/---

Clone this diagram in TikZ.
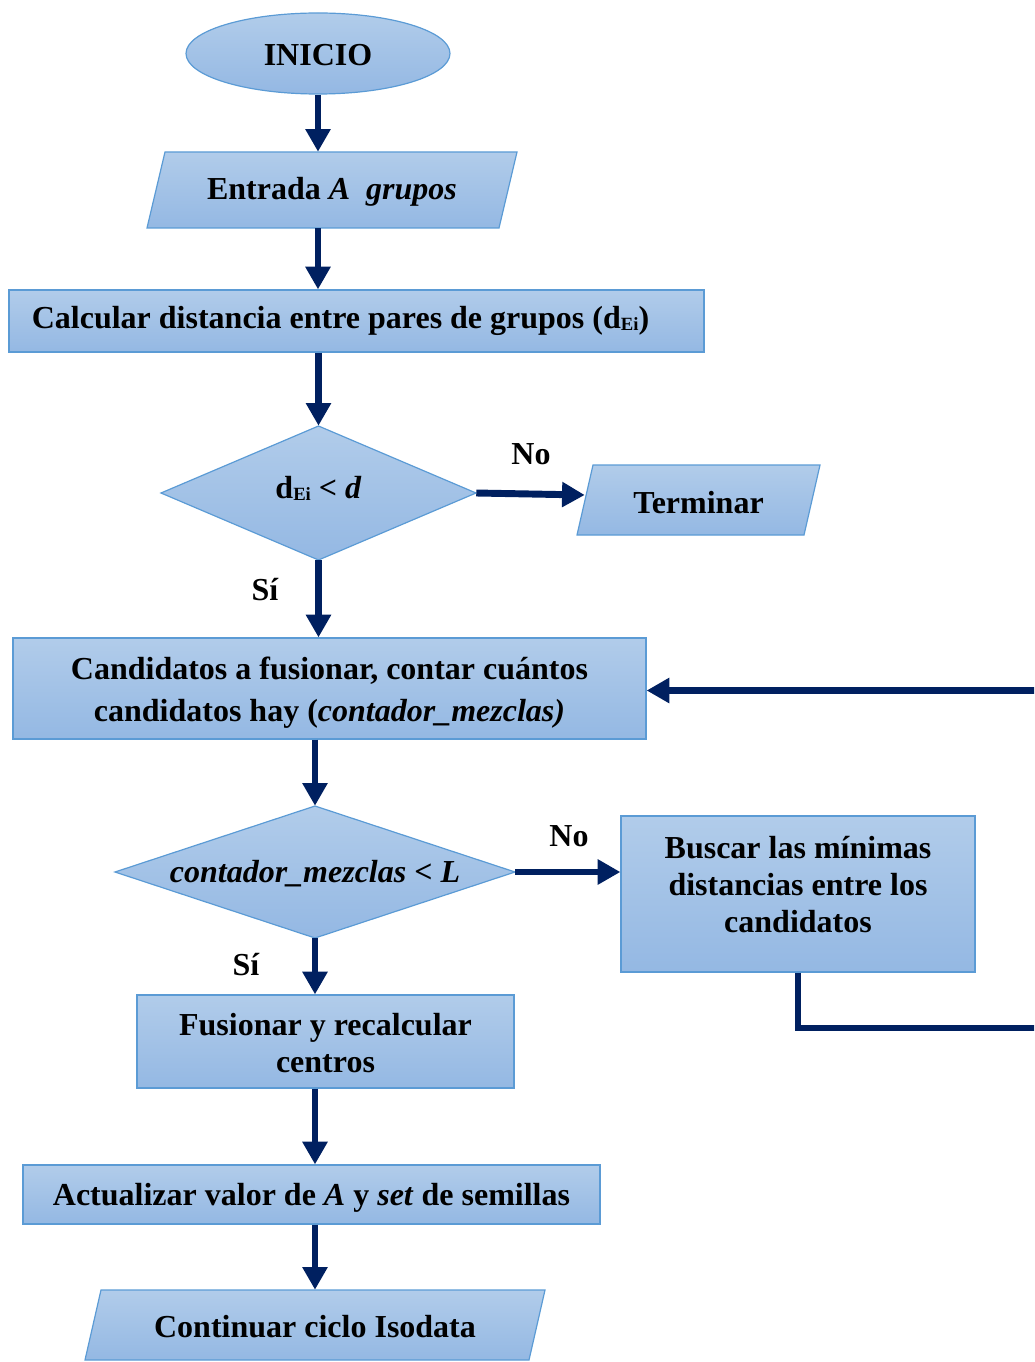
\documentclass[tikz,border=0pt]{standalone}
\usepackage{fontspec}
\setmainfont{Liberation Serif}
\usetikzlibrary{shapes.geometric,arrows.meta}

\definecolor{boxtop}{HTML}{B1CCEA}
\definecolor{boxbot}{HTML}{94B8E3}
\definecolor{boxline}{HTML}{5B9BD5}
\definecolor{flow}{HTML}{002060}

\newcommand\boxfont{\bfseries\fontsize{24}{28}\selectfont}
\newcommand\sbEi{\raisebox{-1.5pt}{\fontsize{14}{14}\selectfont Ei}}

\tikzset{
  x=0.75pt, y=-0.75pt,
  shaded/.style={draw=boxline, line width=0.9pt, top color=boxtop, bottom color=boxbot},
  box/.style={shaded, inner sep=0pt},
  txt/.style={inner sep=0pt, font=\boxfont, align=center},
  flowarrow/.style={draw=flow, line width=5.2pt, -{Triangle[length=17pt,width=18pt]}},
  lbl/.style={font=\boxfont, inner sep=0pt},
}

% rectangle: name, cx, cy, width, height, text shift (px, down), text
\newcommand\rectbox[7]{%
  \node[box, minimum width=#4*0.75pt, minimum height=#5*0.75pt] (#1) at (#2,#3) {};
  \node[txt] (#1-t) at ([yshift=-#6*0.75pt]#1.center) {#7};
}

% parallelogram: name, cx, cy, width at mid-height, height, half slant, text shift, text
\newcommand\pgrambox[8]{%
  \path[shaded] (#2-#4/2-#6, #3+#5/2) -- (#2+#4/2-#6, #3+#5/2)
    -- (#2+#4/2+#6, #3-#5/2) -- (#2-#4/2+#6, #3-#5/2) -- cycle;
  \node[inner sep=0pt, minimum width=#4*0.75pt, minimum height=#5*0.75pt] (#1) at (#2,#3) {};
  \node[txt] (#1-t) at ([yshift=-#7*0.75pt]#1.center) {#8};
}

% decision diamond: name, cx, cy, width, height, text shift, text
\newcommand\diabox[7]{%
  \path[shaded] (#2-#4/2, #3) -- (#2, #3-#5/2) -- (#2+#4/2, #3) -- (#2, #3+#5/2) -- cycle;
  \node[inner sep=0pt, minimum width=#4*0.75pt, minimum height=#5*0.75pt] (#1) at (#2,#3) {};
  \node[txt] (#1-t) at ([yshift=-#6*0.75pt]#1.center) {#7};
}

\begin{document}
\begin{tikzpicture}
\useasboundingbox (0,0) rectangle (1034,1362);
\clip (0,0) rectangle (1034,1362);

% start
\node[box, ellipse, minimum width=264*0.75pt, minimum height=81*0.75pt] (ini) at (318,53.5) {};
\node[txt] (ini-t) at ([yshift=-1.5pt]ini.center) {INICIO};

% input
\pgrambox{ent}{332}{190}{352}{76}{9}{2}{Entrada \textit{A}\ \ \textit{grupos}}

% distances
\rectbox{calc}{356.5}{321}{695}{62}{0}{Calcular distancia entre pares de grupos (d\sbEi)\hspace*{24pt}}

% first decision
\diabox{d1}{318.5}{493}{315}{134}{-5}{d\sbEi{} < \textit{d}}

\pgrambox{term}{698.5}{500}{227}{70}{8}{3}{Terminar}

% merge candidates
\rectbox{cand}{329.5}{688.5}{633}{101}{4}{Candidatos a fusionar, contar cuántos\\[3.5pt]candidatos hay (\textit{contador\_mezclas)}}

% second decision
\diabox{d2}{315}{872}{400}{132}{2}{\textit{contador\_mezclas} < \textit{L}}

\rectbox{busc}{798}{894}{354}{156}{-9.5}{Buscar las mínimas\\distancias entre los\\candidatos}

\rectbox{fus}{325.5}{1041.5}{377}{93}{1.5}{Fusionar y recalcular\\centros}

\rectbox{act}{311.5}{1194.5}{577}{59}{3}{Actualizar valor de \textit{A} y \textit{set} de semillas}

\pgrambox{cont}{315}{1325}{444}{70}{8}{2}{Continuar ciclo Isodata}

% branch labels
\node[lbl] (no1) at (531,454) {No};
\node[lbl] (si1) at (265,590) {Sí};
\node[lbl] (no2) at (569,836) {No};
\node[lbl] (si2) at (246,965) {Sí};

% connectors
\draw[flowarrow] (ini.south) -- (ini.south |- ent.north);
\draw[flowarrow] (ini.south |- ent.south) -- (ini.south |- calc.north);
\draw[flowarrow] (d1.north |- calc.south) -- (d1.north);
\draw[flowarrow] (d1.east) -- ([yshift=3.75pt]term.west);
\draw[flowarrow] (d1.south) -- (d1.south |- cand.north);
\draw[flowarrow] (d2.north |- cand.south) -- (d2.north);
\draw[flowarrow] (d2.east) -- (busc.west |- d2.east);
\draw[flowarrow] (d2.south) -- (d2.south |- fus.north);
\draw[flowarrow] (d2.south |- fus.south) -- (d2.south |- act.north);
\draw[flowarrow] (cont.north |- act.south) -- (cont.north);

% loop back to the candidates box
\coordinate (loopbot) at (1060,1028);
\draw[flowarrow] (busc.south) |- (loopbot) |- ([yshift=-1.5pt]cand.east);
\end{tikzpicture}
\end{document}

\---

### Directions for this task
Quote the data exactly, leaving every image out of the copy.

### Finished exercise
Clone this diagram in TikZ.
\documentclass[tikz,border=0pt]{standalone}
\usepackage{fontspec}
\setmainfont{Liberation Serif}
\usetikzlibrary{shapes.geometric,arrows.meta}

\definecolor{boxtop}{HTML}{B1CCEA}
\definecolor{boxbot}{HTML}{94B8E3}
\definecolor{boxline}{HTML}{5B9BD5}
\definecolor{flow}{HTML}{002060}

\newcommand\boxfont{\bfseries\fontsize{24}{28}\selectfont}
\newcommand\sbEi{\raisebox{-1.5pt}{\fontsize{14}{14}\selectfont Ei}}

\tikzset{
  x=0.75pt, y=-0.75pt,
  shaded/.style={draw=boxline, line width=0.9pt, top color=boxtop, bottom color=boxbot},
  box/.style={shaded, inner sep=0pt},
  txt/.style={inner sep=0pt, font=\boxfont, align=center},
  flowarrow/.style={draw=flow, line width=5.2pt, -{Triangle[length=17pt,width=18pt]}},
  lbl/.style={font=\boxfont, inner sep=0pt},
}

% rectangle: name, cx, cy, width, height, text shift (px, down), text
\newcommand\rectbox[7]{%
  \node[box, minimum width=#4*0.75pt, minimum height=#5*0.75pt] (#1) at (#2,#3) {};
  \node[txt] (#1-t) at ([yshift=-#6*0.75pt]#1.center) {#7};
}

% parallelogram: name, cx, cy, width at mid-height, height, half slant, text shift, text
\newcommand\pgrambox[8]{%
  \path[shaded] (#2-#4/2-#6, #3+#5/2) -- (#2+#4/2-#6, #3+#5/2)
    -- (#2+#4/2+#6, #3-#5/2) -- (#2-#4/2+#6, #3-#5/2) -- cycle;
  \node[inner sep=0pt, minimum width=#4*0.75pt, minimum height=#5*0.75pt] (#1) at (#2,#3) {};
  \node[txt] (#1-t) at ([yshift=-#7*0.75pt]#1.center) {#8};
}

% decision diamond: name, cx, cy, width, height, text shift, text
\newcommand\diabox[7]{%
  \path[shaded] (#2-#4/2, #3) -- (#2, #3-#5/2) -- (#2+#4/2, #3) -- (#2, #3+#5/2) -- cycle;
  \node[inner sep=0pt, minimum width=#4*0.75pt, minimum height=#5*0.75pt] (#1) at (#2,#3) {};
  \node[txt] (#1-t) at ([yshift=-#6*0.75pt]#1.center) {#7};
}

\begin{document}
\begin{tikzpicture}
\useasboundingbox (0,0) rectangle (1034,1362);
\clip (0,0) rectangle (1034,1362);

% start
\node[box, ellipse, minimum width=264*0.75pt, minimum height=81*0.75pt] (ini) at (318,53.5) {};
\node[txt] (ini-t) at ([yshift=-1.5pt]ini.center) {INICIO};

% input
\pgrambox{ent}{332}{190}{352}{76}{9}{2}{Entrada \textit{A}\ \ \textit{grupos}}

% distances
\rectbox{calc}{356.5}{321}{695}{62}{0}{Calcular distancia entre pares de grupos (d\sbEi)\hspace*{24pt}}

% first decision
\diabox{d1}{318.5}{493}{315}{134}{-5}{d\sbEi{} < \textit{d}}

\pgrambox{term}{698.5}{500}{227}{70}{8}{3}{Terminar}

% merge candidates
\rectbox{cand}{329.5}{688.5}{633}{101}{4}{Candidatos a fusionar, contar cuántos\\[3.5pt]candidatos hay (\textit{contador\_mezclas)}}

% second decision
\diabox{d2}{315}{872}{400}{132}{2}{\textit{contador\_mezclas} < \textit{L}}

\rectbox{busc}{798}{894}{354}{156}{-9.5}{Buscar las mínimas\\distancias entre los\\candidatos}

\rectbox{fus}{325.5}{1041.5}{377}{93}{1.5}{Fusionar y recalcular\\centros}

\rectbox{act}{311.5}{1194.5}{577}{59}{3}{Actualizar valor de \textit{A} y \textit{set} de semillas}

\pgrambox{cont}{315}{1325}{444}{70}{8}{2}{Continuar ciclo Isodata}

% branch labels
\node[lbl] (no1) at (531,454) {No};
\node[lbl] (si1) at (265,590) {Sí};
\node[lbl] (no2) at (569,836) {No};
\node[lbl] (si2) at (246,965) {Sí};

% connectors
\draw[flowarrow] (ini.south) -- (ini.south |- ent.north);
\draw[flowarrow] (ini.south |- ent.south) -- (ini.south |- calc.north);
\draw[flowarrow] (d1.north |- calc.south) -- (d1.north);
\draw[flowarrow] (d1.east) -- ([yshift=3.75pt]term.west);
\draw[flowarrow] (d1.south) -- (d1.south |- cand.north);
\draw[flowarrow] (d2.north |- cand.south) -- (d2.north);
\draw[flowarrow] (d2.east) -- (busc.west |- d2.east);
\draw[flowarrow] (d2.south) -- (d2.south |- fus.north);
\draw[flowarrow] (d2.south |- fus.south) -- (d2.south |- act.north);
\draw[flowarrow] (cont.north |- act.south) -- (cont.north);

% loop back to the candidates box
\coordinate (loopbot) at (1060,1028);
\draw[flowarrow] (busc.south) |- (loopbot) |- ([yshift=-1.5pt]cand.east);
\end{tikzpicture}
\end{document}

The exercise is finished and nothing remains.